“The Analytic Connection Between the Magnetic and the Non-magnetic Compton Scattering Relativistic Cross Sections”
Zach Doctor, Mentor Peter Gonthier

This research investigates the analytical relationship between the magnetic, relativistic Compton scattering cross section derived from Quantum Electrodynamics principles and the non-magnetic, relativistic Klein-Nishina cross section. Both cross sections are the lowest-order solutions of the Dirac equation that exhibit polarization and spin dependence. In a separate study, we developed concise analytics describing the polarization-dependent and spin-averaged cross section of Compton scattering in strong magnetic fields. Both cross sections display distinctly different kinematic behaviors, particularly in intense magnetic field environments within the magnetospheres of highly magnetic neutron stars known as magnetars. In these contexts, quantized states known as Landau states play a crucial role in characterizing the perpendicular energies relative to the magnetic field. While the initial electron or positron is in the ground state and at rest, the final state can be excited to a maximum Landau state dependent on the incident photon energy and magnetic field. Therefore, the comparison requires summing all contributing final Landau states and averaging over spin states. Our previous work established a numerical equivalence between these two cross sections, highlighting the potential for an underlying analytical connection. The primary objective of this research is to lay the groundwork for a comprehensive article intended to be submitted to a peer-reviewed journal.
 
“An Examination of Nonlinear Collisionless Magnetic Reconnection through Eigenmode Decomposition”

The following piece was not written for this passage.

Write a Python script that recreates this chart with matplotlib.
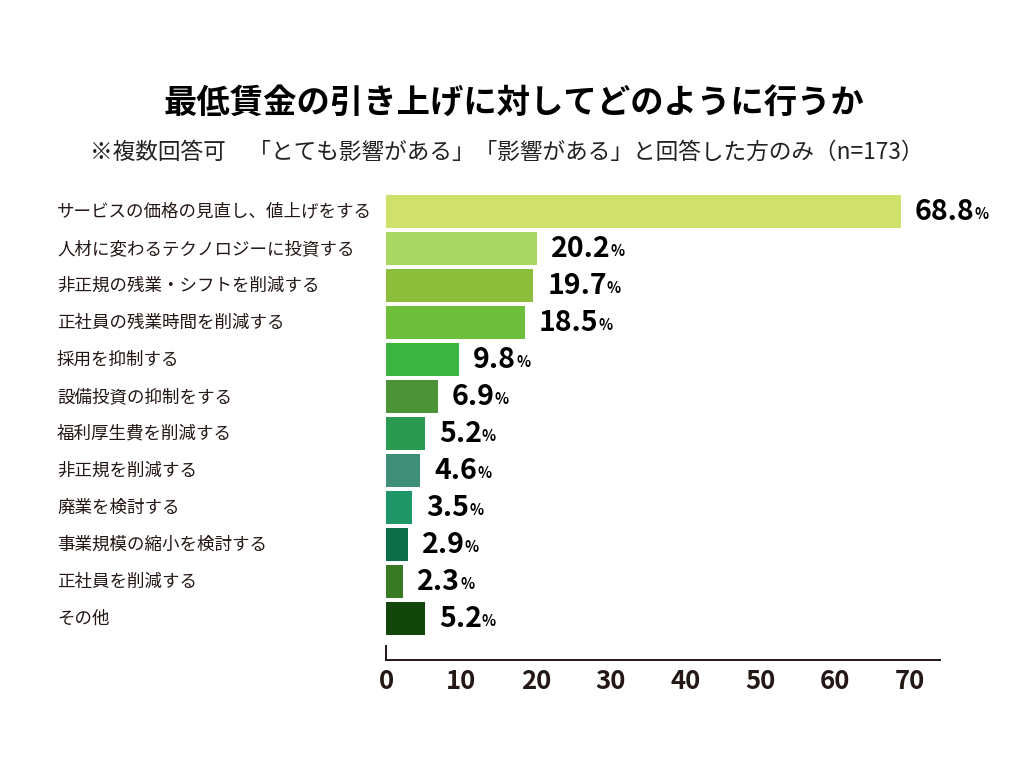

Nathan Stolnicki, Mentor Zach Williams

Plasma, commonly referred to as the fourth state of matter, is a hot, electrically charged gas that is prone to various instabilities. These instabilities are responsible for coronal mass ejections, solar flares, as well as degrading confinement in fusion reactions. This work examines the nonlinear evolution of collisionless magnetic reconnection as brought about by the tearing instability. Simulations are performed using the Dedalus code to model magnetic reconnection through a linear eigenmode decomposition. Stable mode dynamics are observed to play a significant role in the nonlinear evolution of reconnection, with contributions from a linearly damped mode comparable to the dominant unstable mode at the same spatial scale. The participation and necessity of the stable mode in nonlinear reconnection activity are highlighted.